Stated problem | Repeat, exactly and completely, the material that follows. Omit the pictures.

Material provided |
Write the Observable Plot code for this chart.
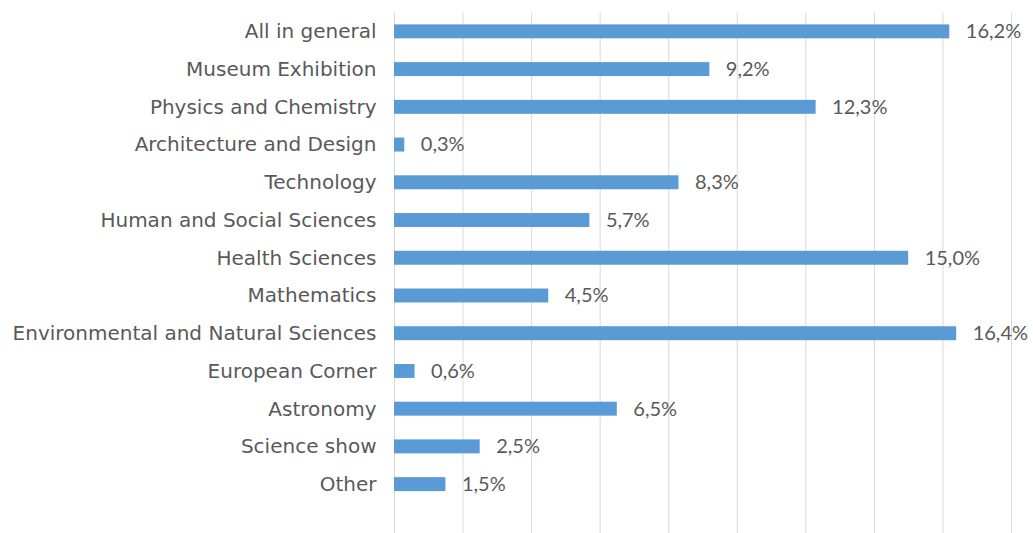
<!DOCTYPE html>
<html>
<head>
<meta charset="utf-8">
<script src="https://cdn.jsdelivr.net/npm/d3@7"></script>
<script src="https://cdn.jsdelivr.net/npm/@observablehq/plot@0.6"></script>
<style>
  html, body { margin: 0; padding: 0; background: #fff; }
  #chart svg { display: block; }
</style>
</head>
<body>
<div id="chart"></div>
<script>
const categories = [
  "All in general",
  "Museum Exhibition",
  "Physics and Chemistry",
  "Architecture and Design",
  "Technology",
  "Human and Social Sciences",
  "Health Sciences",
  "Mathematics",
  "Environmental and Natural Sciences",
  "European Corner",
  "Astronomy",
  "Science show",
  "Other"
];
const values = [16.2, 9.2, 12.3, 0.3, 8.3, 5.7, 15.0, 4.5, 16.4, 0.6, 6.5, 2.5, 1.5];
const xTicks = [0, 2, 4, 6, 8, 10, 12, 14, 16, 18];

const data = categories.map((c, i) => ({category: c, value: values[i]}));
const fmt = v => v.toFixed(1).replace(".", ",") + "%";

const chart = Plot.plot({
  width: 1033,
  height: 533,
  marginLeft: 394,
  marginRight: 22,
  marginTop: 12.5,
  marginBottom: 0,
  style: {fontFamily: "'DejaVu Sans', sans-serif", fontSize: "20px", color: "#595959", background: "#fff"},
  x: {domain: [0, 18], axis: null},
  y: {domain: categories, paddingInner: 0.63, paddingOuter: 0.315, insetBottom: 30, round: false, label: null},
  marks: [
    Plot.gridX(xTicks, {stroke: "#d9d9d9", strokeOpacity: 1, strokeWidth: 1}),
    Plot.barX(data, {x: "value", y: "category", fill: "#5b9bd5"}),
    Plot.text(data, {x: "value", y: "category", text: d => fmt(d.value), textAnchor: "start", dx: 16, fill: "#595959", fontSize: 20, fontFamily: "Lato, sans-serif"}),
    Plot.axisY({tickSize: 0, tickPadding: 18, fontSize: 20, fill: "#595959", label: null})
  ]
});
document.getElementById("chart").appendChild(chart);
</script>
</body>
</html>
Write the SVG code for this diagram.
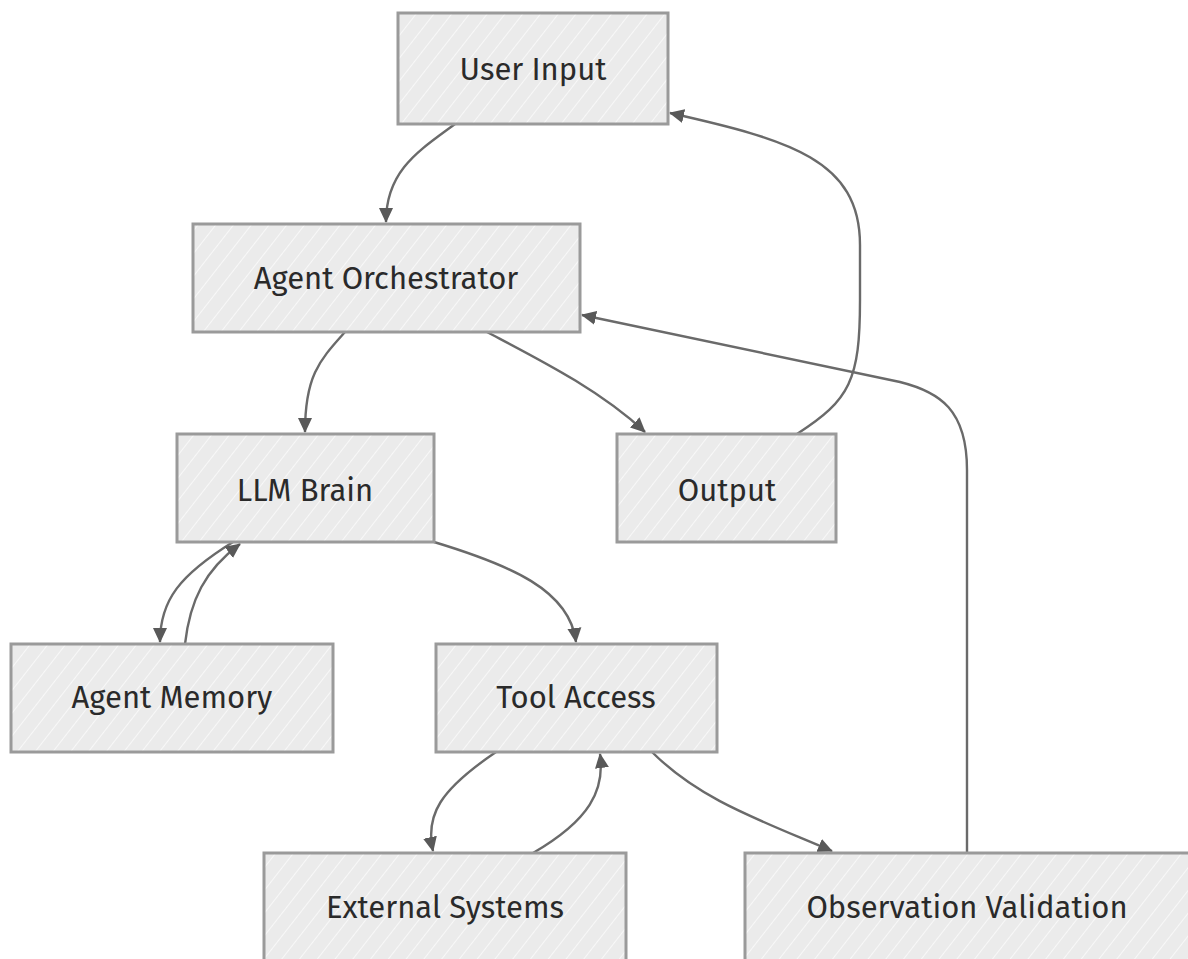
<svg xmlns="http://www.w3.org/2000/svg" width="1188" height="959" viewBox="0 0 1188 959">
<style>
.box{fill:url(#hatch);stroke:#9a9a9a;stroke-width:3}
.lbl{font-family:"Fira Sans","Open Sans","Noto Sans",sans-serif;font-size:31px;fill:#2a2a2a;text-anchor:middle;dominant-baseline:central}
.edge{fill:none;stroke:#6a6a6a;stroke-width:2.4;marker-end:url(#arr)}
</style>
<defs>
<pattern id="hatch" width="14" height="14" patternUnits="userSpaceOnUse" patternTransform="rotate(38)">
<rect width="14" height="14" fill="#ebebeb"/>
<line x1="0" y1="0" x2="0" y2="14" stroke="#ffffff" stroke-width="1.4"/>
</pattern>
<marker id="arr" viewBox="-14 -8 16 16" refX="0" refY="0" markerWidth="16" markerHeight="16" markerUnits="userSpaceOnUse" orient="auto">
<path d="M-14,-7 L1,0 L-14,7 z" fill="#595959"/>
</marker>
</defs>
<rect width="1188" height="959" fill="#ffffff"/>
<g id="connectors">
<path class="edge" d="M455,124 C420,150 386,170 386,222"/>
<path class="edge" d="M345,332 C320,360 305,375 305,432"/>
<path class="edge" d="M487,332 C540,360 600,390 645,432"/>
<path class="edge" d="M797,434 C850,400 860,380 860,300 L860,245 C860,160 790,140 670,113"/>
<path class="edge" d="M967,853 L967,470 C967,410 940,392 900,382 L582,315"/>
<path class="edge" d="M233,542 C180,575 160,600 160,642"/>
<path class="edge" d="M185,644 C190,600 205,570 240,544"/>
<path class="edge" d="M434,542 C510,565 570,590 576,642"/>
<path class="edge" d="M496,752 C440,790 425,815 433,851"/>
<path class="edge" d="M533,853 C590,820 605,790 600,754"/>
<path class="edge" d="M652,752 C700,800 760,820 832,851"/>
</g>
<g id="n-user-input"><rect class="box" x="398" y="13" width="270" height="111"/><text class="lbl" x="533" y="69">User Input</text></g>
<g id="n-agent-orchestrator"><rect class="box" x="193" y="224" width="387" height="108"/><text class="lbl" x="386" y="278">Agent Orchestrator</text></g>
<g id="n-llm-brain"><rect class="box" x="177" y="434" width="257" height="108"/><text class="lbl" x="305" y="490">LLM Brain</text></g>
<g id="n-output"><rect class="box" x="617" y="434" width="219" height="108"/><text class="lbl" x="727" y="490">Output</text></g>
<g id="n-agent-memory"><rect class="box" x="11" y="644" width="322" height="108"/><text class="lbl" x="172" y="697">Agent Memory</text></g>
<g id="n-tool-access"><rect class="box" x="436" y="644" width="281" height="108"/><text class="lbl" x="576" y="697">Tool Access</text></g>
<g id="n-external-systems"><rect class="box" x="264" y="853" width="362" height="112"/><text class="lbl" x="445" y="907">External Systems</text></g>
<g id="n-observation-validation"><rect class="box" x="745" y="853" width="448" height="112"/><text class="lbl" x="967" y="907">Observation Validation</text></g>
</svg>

Exercise answer |
Write the Observable Plot code for this chart.
<!DOCTYPE html>
<html>
<head>
<meta charset="utf-8">
<script src="https://cdn.jsdelivr.net/npm/d3@7"></script>
<script src="https://cdn.jsdelivr.net/npm/@observablehq/plot@0.6"></script>
<style>
  html, body { margin: 0; padding: 0; background: #fff; }
  #chart svg { display: block; }
</style>
</head>
<body>
<div id="chart"></div>
<script>
const categories = [
  "All in general",
  "Museum Exhibition",
  "Physics and Chemistry",
  "Architecture and Design",
  "Technology",
  "Human and Social Sciences",
  "Health Sciences",
  "Mathematics",
  "Environmental and Natural Sciences",
  "European Corner",
  "Astronomy",
  "Science show",
  "Other"
];
const values = [16.2, 9.2, 12.3, 0.3, 8.3, 5.7, 15.0, 4.5, 16.4, 0.6, 6.5, 2.5, 1.5];
const xTicks = [0, 2, 4, 6, 8, 10, 12, 14, 16, 18];

const data = categories.map((c, i) => ({category: c, value: values[i]}));
const fmt = v => v.toFixed(1).replace(".", ",") + "%";

const chart = Plot.plot({
  width: 1033,
  height: 533,
  marginLeft: 394,
  marginRight: 22,
  marginTop: 12.5,
  marginBottom: 0,
  style: {fontFamily: "'DejaVu Sans', sans-serif", fontSize: "20px", color: "#595959", background: "#fff"},
  x: {domain: [0, 18], axis: null},
  y: {domain: categories, paddingInner: 0.63, paddingOuter: 0.315, insetBottom: 30, round: false, label: null},
  marks: [
    Plot.gridX(xTicks, {stroke: "#d9d9d9", strokeOpacity: 1, strokeWidth: 1}),
    Plot.barX(data, {x: "value", y: "category", fill: "#5b9bd5"}),
    Plot.text(data, {x: "value", y: "category", text: d => fmt(d.value), textAnchor: "start", dx: 16, fill: "#595959", fontSize: 20, fontFamily: "Lato, sans-serif"}),
    Plot.axisY({tickSize: 0, tickPadding: 18, fontSize: 20, fill: "#595959", label: null})
  ]
});
document.getElementById("chart").appendChild(chart);
</script>
</body>
</html>
Write the SVG code for this diagram.
<svg xmlns="http://www.w3.org/2000/svg" width="1188" height="959" viewBox="0 0 1188 959">
<style>
.box{fill:url(#hatch);stroke:#9a9a9a;stroke-width:3}
.lbl{font-family:"Fira Sans","Open Sans","Noto Sans",sans-serif;font-size:31px;fill:#2a2a2a;text-anchor:middle;dominant-baseline:central}
.edge{fill:none;stroke:#6a6a6a;stroke-width:2.4;marker-end:url(#arr)}
</style>
<defs>
<pattern id="hatch" width="14" height="14" patternUnits="userSpaceOnUse" patternTransform="rotate(38)">
<rect width="14" height="14" fill="#ebebeb"/>
<line x1="0" y1="0" x2="0" y2="14" stroke="#ffffff" stroke-width="1.4"/>
</pattern>
<marker id="arr" viewBox="-14 -8 16 16" refX="0" refY="0" markerWidth="16" markerHeight="16" markerUnits="userSpaceOnUse" orient="auto">
<path d="M-14,-7 L1,0 L-14,7 z" fill="#595959"/>
</marker>
</defs>
<rect width="1188" height="959" fill="#ffffff"/>
<g id="connectors">
<path class="edge" d="M455,124 C420,150 386,170 386,222"/>
<path class="edge" d="M345,332 C320,360 305,375 305,432"/>
<path class="edge" d="M487,332 C540,360 600,390 645,432"/>
<path class="edge" d="M797,434 C850,400 860,380 860,300 L860,245 C860,160 790,140 670,113"/>
<path class="edge" d="M967,853 L967,470 C967,410 940,392 900,382 L582,315"/>
<path class="edge" d="M233,542 C180,575 160,600 160,642"/>
<path class="edge" d="M185,644 C190,600 205,570 240,544"/>
<path class="edge" d="M434,542 C510,565 570,590 576,642"/>
<path class="edge" d="M496,752 C440,790 425,815 433,851"/>
<path class="edge" d="M533,853 C590,820 605,790 600,754"/>
<path class="edge" d="M652,752 C700,800 760,820 832,851"/>
</g>
<g id="n-user-input"><rect class="box" x="398" y="13" width="270" height="111"/><text class="lbl" x="533" y="69">User Input</text></g>
<g id="n-agent-orchestrator"><rect class="box" x="193" y="224" width="387" height="108"/><text class="lbl" x="386" y="278">Agent Orchestrator</text></g>
<g id="n-llm-brain"><rect class="box" x="177" y="434" width="257" height="108"/><text class="lbl" x="305" y="490">LLM Brain</text></g>
<g id="n-output"><rect class="box" x="617" y="434" width="219" height="108"/><text class="lbl" x="727" y="490">Output</text></g>
<g id="n-agent-memory"><rect class="box" x="11" y="644" width="322" height="108"/><text class="lbl" x="172" y="697">Agent Memory</text></g>
<g id="n-tool-access"><rect class="box" x="436" y="644" width="281" height="108"/><text class="lbl" x="576" y="697">Tool Access</text></g>
<g id="n-external-systems"><rect class="box" x="264" y="853" width="362" height="112"/><text class="lbl" x="445" y="907">External Systems</text></g>
<g id="n-observation-validation"><rect class="box" x="745" y="853" width="448" height="112"/><text class="lbl" x="967" y="907">Observation Validation</text></g>
</svg>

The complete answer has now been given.